§ **REQUEST**:
Copy the listing verbatim, excluding any images found in it.

§ **DATA**:
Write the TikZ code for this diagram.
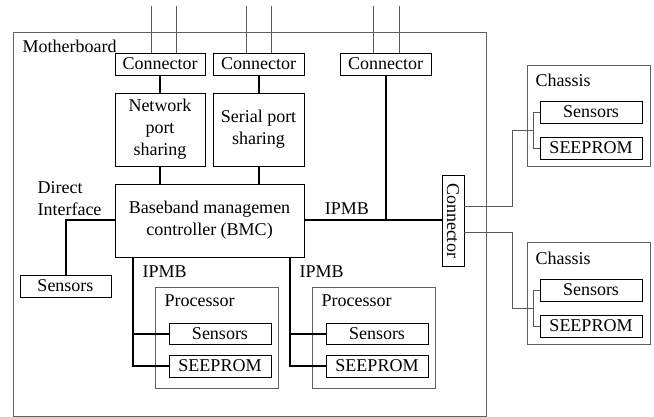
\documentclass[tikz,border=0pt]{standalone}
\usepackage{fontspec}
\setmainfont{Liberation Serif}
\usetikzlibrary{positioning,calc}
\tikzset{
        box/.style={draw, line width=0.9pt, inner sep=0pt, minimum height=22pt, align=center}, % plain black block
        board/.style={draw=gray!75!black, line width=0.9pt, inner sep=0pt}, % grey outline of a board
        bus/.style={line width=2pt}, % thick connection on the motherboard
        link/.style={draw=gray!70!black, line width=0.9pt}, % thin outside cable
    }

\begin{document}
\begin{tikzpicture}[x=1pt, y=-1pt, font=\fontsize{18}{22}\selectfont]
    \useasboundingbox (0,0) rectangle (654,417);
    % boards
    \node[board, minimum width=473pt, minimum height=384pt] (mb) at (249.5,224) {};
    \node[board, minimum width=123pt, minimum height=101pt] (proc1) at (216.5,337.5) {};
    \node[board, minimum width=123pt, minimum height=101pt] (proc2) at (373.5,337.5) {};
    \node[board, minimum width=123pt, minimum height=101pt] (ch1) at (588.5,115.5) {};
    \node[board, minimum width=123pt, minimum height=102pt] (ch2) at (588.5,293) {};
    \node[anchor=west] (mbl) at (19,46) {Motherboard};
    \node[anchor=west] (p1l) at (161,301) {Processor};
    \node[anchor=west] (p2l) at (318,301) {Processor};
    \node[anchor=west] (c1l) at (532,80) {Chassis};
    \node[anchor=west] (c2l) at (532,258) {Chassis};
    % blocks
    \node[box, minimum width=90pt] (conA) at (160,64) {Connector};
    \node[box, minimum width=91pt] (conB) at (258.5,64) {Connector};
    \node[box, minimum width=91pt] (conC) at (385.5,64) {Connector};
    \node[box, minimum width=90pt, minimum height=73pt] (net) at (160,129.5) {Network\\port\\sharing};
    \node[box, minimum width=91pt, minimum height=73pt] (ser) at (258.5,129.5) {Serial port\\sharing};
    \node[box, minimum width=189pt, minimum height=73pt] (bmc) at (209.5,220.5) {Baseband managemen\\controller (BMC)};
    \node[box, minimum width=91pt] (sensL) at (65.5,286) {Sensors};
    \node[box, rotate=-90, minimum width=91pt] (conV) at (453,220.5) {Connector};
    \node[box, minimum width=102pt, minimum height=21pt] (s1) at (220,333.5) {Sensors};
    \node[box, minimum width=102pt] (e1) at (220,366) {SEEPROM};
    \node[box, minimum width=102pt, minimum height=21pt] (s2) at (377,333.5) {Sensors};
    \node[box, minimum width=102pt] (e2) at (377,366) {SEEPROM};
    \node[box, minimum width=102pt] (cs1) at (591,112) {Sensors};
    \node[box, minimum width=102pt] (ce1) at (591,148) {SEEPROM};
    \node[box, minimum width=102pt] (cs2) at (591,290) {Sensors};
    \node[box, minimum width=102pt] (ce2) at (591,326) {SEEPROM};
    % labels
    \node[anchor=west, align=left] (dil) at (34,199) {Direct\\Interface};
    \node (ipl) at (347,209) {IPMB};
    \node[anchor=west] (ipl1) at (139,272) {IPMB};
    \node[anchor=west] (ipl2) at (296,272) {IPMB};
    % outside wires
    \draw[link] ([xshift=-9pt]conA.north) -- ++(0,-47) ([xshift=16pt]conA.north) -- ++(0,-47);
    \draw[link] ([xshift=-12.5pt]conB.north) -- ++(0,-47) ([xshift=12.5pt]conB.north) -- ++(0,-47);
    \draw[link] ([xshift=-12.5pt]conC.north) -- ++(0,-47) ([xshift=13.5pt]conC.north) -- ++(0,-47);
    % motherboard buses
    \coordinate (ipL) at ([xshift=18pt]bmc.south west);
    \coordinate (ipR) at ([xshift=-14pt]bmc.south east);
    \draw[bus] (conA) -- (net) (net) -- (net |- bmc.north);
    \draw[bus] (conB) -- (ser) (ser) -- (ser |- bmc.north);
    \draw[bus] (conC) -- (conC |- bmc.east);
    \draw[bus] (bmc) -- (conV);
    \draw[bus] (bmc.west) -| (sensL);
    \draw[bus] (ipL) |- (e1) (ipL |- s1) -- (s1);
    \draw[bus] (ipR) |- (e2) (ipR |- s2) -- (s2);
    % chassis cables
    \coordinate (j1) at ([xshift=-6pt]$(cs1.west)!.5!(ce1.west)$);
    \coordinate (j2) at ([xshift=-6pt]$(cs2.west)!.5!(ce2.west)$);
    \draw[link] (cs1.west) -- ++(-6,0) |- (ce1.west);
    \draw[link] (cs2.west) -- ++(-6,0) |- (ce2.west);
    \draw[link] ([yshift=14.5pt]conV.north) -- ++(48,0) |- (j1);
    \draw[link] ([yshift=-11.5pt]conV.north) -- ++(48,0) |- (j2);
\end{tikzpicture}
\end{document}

§ **RESPONSE TO THIS EXERCISE**:
Write the TikZ code for this diagram.
\documentclass[tikz,border=0pt]{standalone}
\usepackage{fontspec}
\setmainfont{Liberation Serif}
\usetikzlibrary{positioning,calc}
\tikzset{
        box/.style={draw, line width=0.9pt, inner sep=0pt, minimum height=22pt, align=center}, % plain black block
        board/.style={draw=gray!75!black, line width=0.9pt, inner sep=0pt}, % grey outline of a board
        bus/.style={line width=2pt}, % thick connection on the motherboard
        link/.style={draw=gray!70!black, line width=0.9pt}, % thin outside cable
    }

\begin{document}
\begin{tikzpicture}[x=1pt, y=-1pt, font=\fontsize{18}{22}\selectfont]
    \useasboundingbox (0,0) rectangle (654,417);
    % boards
    \node[board, minimum width=473pt, minimum height=384pt] (mb) at (249.5,224) {};
    \node[board, minimum width=123pt, minimum height=101pt] (proc1) at (216.5,337.5) {};
    \node[board, minimum width=123pt, minimum height=101pt] (proc2) at (373.5,337.5) {};
    \node[board, minimum width=123pt, minimum height=101pt] (ch1) at (588.5,115.5) {};
    \node[board, minimum width=123pt, minimum height=102pt] (ch2) at (588.5,293) {};
    \node[anchor=west] (mbl) at (19,46) {Motherboard};
    \node[anchor=west] (p1l) at (161,301) {Processor};
    \node[anchor=west] (p2l) at (318,301) {Processor};
    \node[anchor=west] (c1l) at (532,80) {Chassis};
    \node[anchor=west] (c2l) at (532,258) {Chassis};
    % blocks
    \node[box, minimum width=90pt] (conA) at (160,64) {Connector};
    \node[box, minimum width=91pt] (conB) at (258.5,64) {Connector};
    \node[box, minimum width=91pt] (conC) at (385.5,64) {Connector};
    \node[box, minimum width=90pt, minimum height=73pt] (net) at (160,129.5) {Network\\port\\sharing};
    \node[box, minimum width=91pt, minimum height=73pt] (ser) at (258.5,129.5) {Serial port\\sharing};
    \node[box, minimum width=189pt, minimum height=73pt] (bmc) at (209.5,220.5) {Baseband managemen\\controller (BMC)};
    \node[box, minimum width=91pt] (sensL) at (65.5,286) {Sensors};
    \node[box, rotate=-90, minimum width=91pt] (conV) at (453,220.5) {Connector};
    \node[box, minimum width=102pt, minimum height=21pt] (s1) at (220,333.5) {Sensors};
    \node[box, minimum width=102pt] (e1) at (220,366) {SEEPROM};
    \node[box, minimum width=102pt, minimum height=21pt] (s2) at (377,333.5) {Sensors};
    \node[box, minimum width=102pt] (e2) at (377,366) {SEEPROM};
    \node[box, minimum width=102pt] (cs1) at (591,112) {Sensors};
    \node[box, minimum width=102pt] (ce1) at (591,148) {SEEPROM};
    \node[box, minimum width=102pt] (cs2) at (591,290) {Sensors};
    \node[box, minimum width=102pt] (ce2) at (591,326) {SEEPROM};
    % labels
    \node[anchor=west, align=left] (dil) at (34,199) {Direct\\Interface};
    \node (ipl) at (347,209) {IPMB};
    \node[anchor=west] (ipl1) at (139,272) {IPMB};
    \node[anchor=west] (ipl2) at (296,272) {IPMB};
    % outside wires
    \draw[link] ([xshift=-9pt]conA.north) -- ++(0,-47) ([xshift=16pt]conA.north) -- ++(0,-47);
    \draw[link] ([xshift=-12.5pt]conB.north) -- ++(0,-47) ([xshift=12.5pt]conB.north) -- ++(0,-47);
    \draw[link] ([xshift=-12.5pt]conC.north) -- ++(0,-47) ([xshift=13.5pt]conC.north) -- ++(0,-47);
    % motherboard buses
    \coordinate (ipL) at ([xshift=18pt]bmc.south west);
    \coordinate (ipR) at ([xshift=-14pt]bmc.south east);
    \draw[bus] (conA) -- (net) (net) -- (net |- bmc.north);
    \draw[bus] (conB) -- (ser) (ser) -- (ser |- bmc.north);
    \draw[bus] (conC) -- (conC |- bmc.east);
    \draw[bus] (bmc) -- (conV);
    \draw[bus] (bmc.west) -| (sensL);
    \draw[bus] (ipL) |- (e1) (ipL |- s1) -- (s1);
    \draw[bus] (ipR) |- (e2) (ipR |- s2) -- (s2);
    % chassis cables
    \coordinate (j1) at ([xshift=-6pt]$(cs1.west)!.5!(ce1.west)$);
    \coordinate (j2) at ([xshift=-6pt]$(cs2.west)!.5!(ce2.west)$);
    \draw[link] (cs1.west) -- ++(-6,0) |- (ce1.west);
    \draw[link] (cs2.west) -- ++(-6,0) |- (ce2.west);
    \draw[link] ([yshift=14.5pt]conV.north) -- ++(48,0) |- (j1);
    \draw[link] ([yshift=-11.5pt]conV.north) -- ++(48,0) |- (j2);
\end{tikzpicture}
\end{document}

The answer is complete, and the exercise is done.